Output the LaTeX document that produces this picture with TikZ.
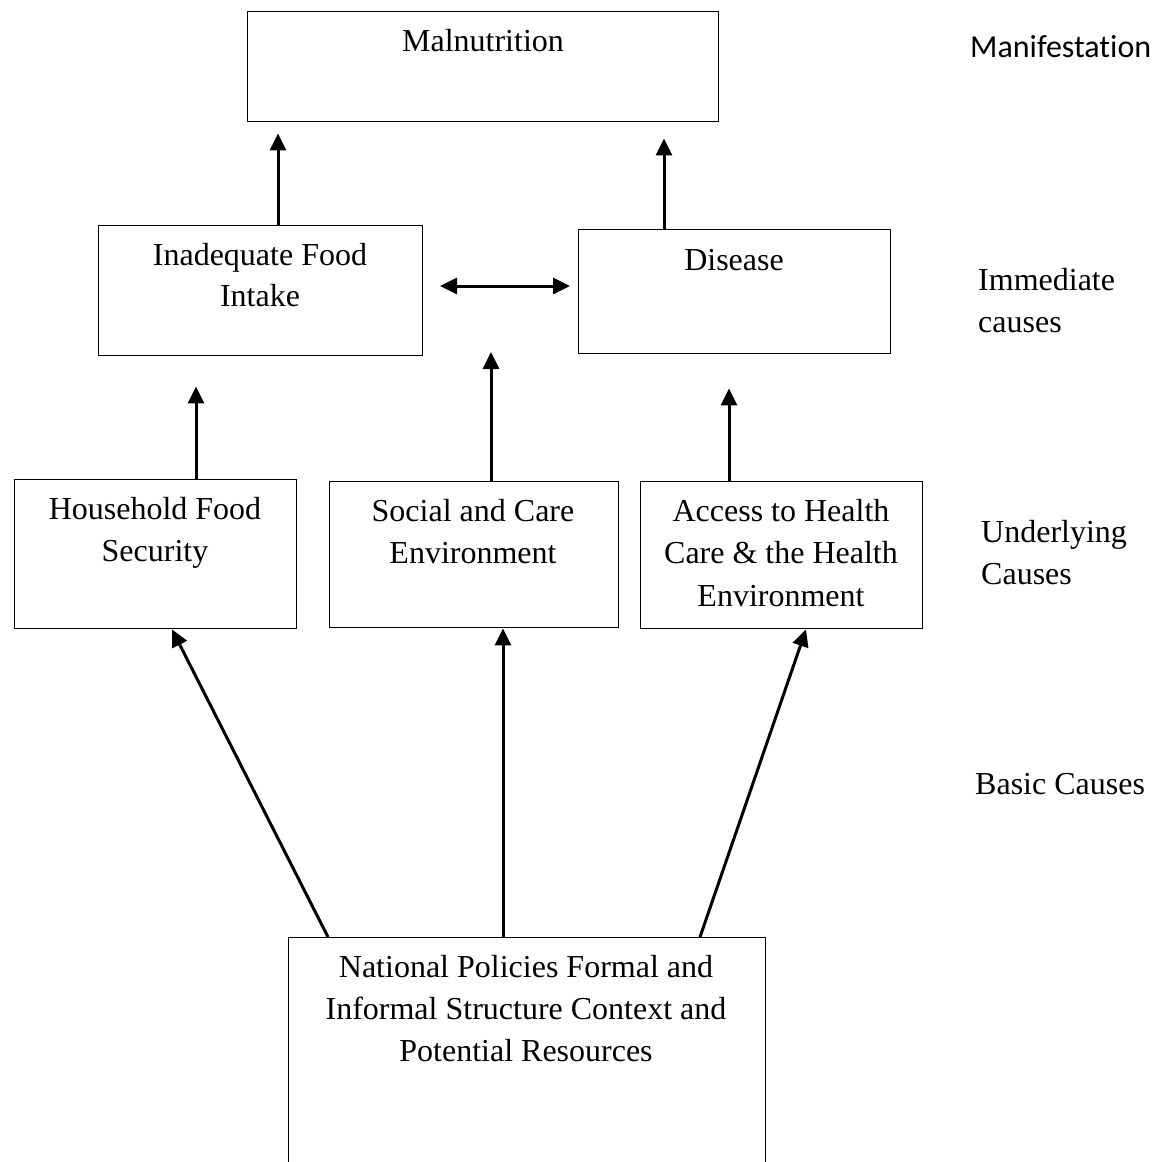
\documentclass[tikz,border=0pt]{standalone}
\usepackage{fontspec}
\setmainfont{Liberation Serif}
\newfontfamily\calib[Ligatures=NoCommon]{Carlito}
\usetikzlibrary{arrows.meta}
\begin{document}
\begin{tikzpicture}[x=1pt,y=-1pt,
  boxn/.style={draw,line width=1.4pt,rectangle,inner sep=0pt,anchor=north west},
  txt/.style={font=\fontsize{32}{42}\selectfont,anchor=base,inner sep=0pt},
  lab/.style={font=\fontsize{32}{42}\selectfont,anchor=base west,inner sep=0pt},
  slab/.style={font=\calib\fontsize{32}{42}\selectfont,anchor=base west,inner sep=0pt},
  arr/.style={line width=3pt,-{Triangle[length=17pt,width=16pt]}},
  darr/.style={line width=3pt,{Triangle[length=17pt,width=16pt]}-{Triangle[length=17pt,width=16pt]}}]
\useasboundingbox (0,0) rectangle (1158,1162);
\fill[white] (0,0) rectangle (1158,1162);
% boxes
\node[boxn,minimum width=471pt,minimum height=110pt] (mal) at (247,11) {};
\node[boxn,minimum width=324pt,minimum height=130pt] (ifi) at (98,225) {};
\node[boxn,minimum width=312pt,minimum height=124pt] (dis) at (578,229) {};
\node[boxn,minimum width=282pt,minimum height=149pt] (hfs) at (14,479) {};
\node[boxn,minimum width=289pt,minimum height=146pt] (sce) at (329,481) {};
\node[boxn,minimum width=282pt,minimum height=147pt] (ahc) at (640,481) {};
\node[boxn,minimum width=477pt,minimum height=280pt] (nat) at (288,937) {};
% texts
\node[txt] (t1) at (483,51) {Malnutrition};
\node[txt] (t2) at (260,265) {Inadequate Food};
\node[txt] (t3) at (260,306) {Intake};
\node[txt] (t4) at (734,270) {Disease};
\node[txt] (t5) at (155,519) {Household Food};
\node[txt] (t6) at (155,561) {Security};
\node[txt] (t7) at (473,521) {Social and Care};
\node[txt] (t8) at (473,563) {Environment};
\node[txt] (t9) at (781,521) {Access to Health};
\node[txt] (t10) at (781,563) {Care \& the Health};
\node[txt] (t11) at (781,606) {Environment};
\node[txt] (t12) at (526,977) {National Policies Formal and};
\node[txt] (t13) at (526,1019) {Informal Structure Context and};
\node[txt] (t14) at (526,1061) {Potential Resources};
% side labels
\node[slab] (l1) at (970,57) {Manifestation};
\node[lab] (l2) at (978,290) {Immediate};
\node[lab] (l3) at (978,332) {causes};
\node[lab] (l4) at (981,542) {Underlying};
\node[lab] (l5) at (981,584) {Causes};
\node[lab] (l6) at (975,794) {Basic Causes};
% free-end coordinates
\coordinate (c1) at (491,352);
\coordinate (dl) at (440,286);
\coordinate (dr) at (570,286);
% connectors
\draw[arr,shorten >=11pt] (ifi.north -| 278,0) -- (mal.south -| 278,0);
\draw[arr,shorten >=16pt] (dis.north -| 664,0) -- (mal.south -| 664,0);
\draw[darr] (dl) -- (dr);
\draw[arr,shorten >=30pt] (hfs.north -| 196,0) -- (ifi.south -| 196,0);
\draw[arr] (sce.north -| c1) -- (c1);
\draw[arr,shorten >=34pt] (ahc.north -| 729,0) -- (dis.south -| 729,0);
\draw[arr] (nat.north -| 328,0) -- (hfs.south -| 172,0);
\draw[arr] (nat.north -| 503,0) -- (sce.south -| 503,0);
\draw[arr] (nat.north -| 700,0) -- (ahc.south -| 806,0);
\end{tikzpicture}
\end{document}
--------------------------------
## AIM
Repeat the material above word for word, please, apart from its images.

## RESULT OF THIS TASK
Output the LaTeX document that produces this picture with TikZ.
\documentclass[tikz,border=0pt]{standalone}
\usepackage{fontspec}
\setmainfont{Liberation Serif}
\newfontfamily\calib[Ligatures=NoCommon]{Carlito}
\usetikzlibrary{arrows.meta}
\begin{document}
\begin{tikzpicture}[x=1pt,y=-1pt,
  boxn/.style={draw,line width=1.4pt,rectangle,inner sep=0pt,anchor=north west},
  txt/.style={font=\fontsize{32}{42}\selectfont,anchor=base,inner sep=0pt},
  lab/.style={font=\fontsize{32}{42}\selectfont,anchor=base west,inner sep=0pt},
  slab/.style={font=\calib\fontsize{32}{42}\selectfont,anchor=base west,inner sep=0pt},
  arr/.style={line width=3pt,-{Triangle[length=17pt,width=16pt]}},
  darr/.style={line width=3pt,{Triangle[length=17pt,width=16pt]}-{Triangle[length=17pt,width=16pt]}}]
\useasboundingbox (0,0) rectangle (1158,1162);
\fill[white] (0,0) rectangle (1158,1162);
% boxes
\node[boxn,minimum width=471pt,minimum height=110pt] (mal) at (247,11) {};
\node[boxn,minimum width=324pt,minimum height=130pt] (ifi) at (98,225) {};
\node[boxn,minimum width=312pt,minimum height=124pt] (dis) at (578,229) {};
\node[boxn,minimum width=282pt,minimum height=149pt] (hfs) at (14,479) {};
\node[boxn,minimum width=289pt,minimum height=146pt] (sce) at (329,481) {};
\node[boxn,minimum width=282pt,minimum height=147pt] (ahc) at (640,481) {};
\node[boxn,minimum width=477pt,minimum height=280pt] (nat) at (288,937) {};
% texts
\node[txt] (t1) at (483,51) {Malnutrition};
\node[txt] (t2) at (260,265) {Inadequate Food};
\node[txt] (t3) at (260,306) {Intake};
\node[txt] (t4) at (734,270) {Disease};
\node[txt] (t5) at (155,519) {Household Food};
\node[txt] (t6) at (155,561) {Security};
\node[txt] (t7) at (473,521) {Social and Care};
\node[txt] (t8) at (473,563) {Environment};
\node[txt] (t9) at (781,521) {Access to Health};
\node[txt] (t10) at (781,563) {Care \& the Health};
\node[txt] (t11) at (781,606) {Environment};
\node[txt] (t12) at (526,977) {National Policies Formal and};
\node[txt] (t13) at (526,1019) {Informal Structure Context and};
\node[txt] (t14) at (526,1061) {Potential Resources};
% side labels
\node[slab] (l1) at (970,57) {Manifestation};
\node[lab] (l2) at (978,290) {Immediate};
\node[lab] (l3) at (978,332) {causes};
\node[lab] (l4) at (981,542) {Underlying};
\node[lab] (l5) at (981,584) {Causes};
\node[lab] (l6) at (975,794) {Basic Causes};
% free-end coordinates
\coordinate (c1) at (491,352);
\coordinate (dl) at (440,286);
\coordinate (dr) at (570,286);
% connectors
\draw[arr,shorten >=11pt] (ifi.north -| 278,0) -- (mal.south -| 278,0);
\draw[arr,shorten >=16pt] (dis.north -| 664,0) -- (mal.south -| 664,0);
\draw[darr] (dl) -- (dr);
\draw[arr,shorten >=30pt] (hfs.north -| 196,0) -- (ifi.south -| 196,0);
\draw[arr] (sce.north -| c1) -- (c1);
\draw[arr,shorten >=34pt] (ahc.north -| 729,0) -- (dis.south -| 729,0);
\draw[arr] (nat.north -| 328,0) -- (hfs.south -| 172,0);
\draw[arr] (nat.north -| 503,0) -- (sce.south -| 503,0);
\draw[arr] (nat.north -| 700,0) -- (ahc.south -| 806,0);
\end{tikzpicture}
\end{document}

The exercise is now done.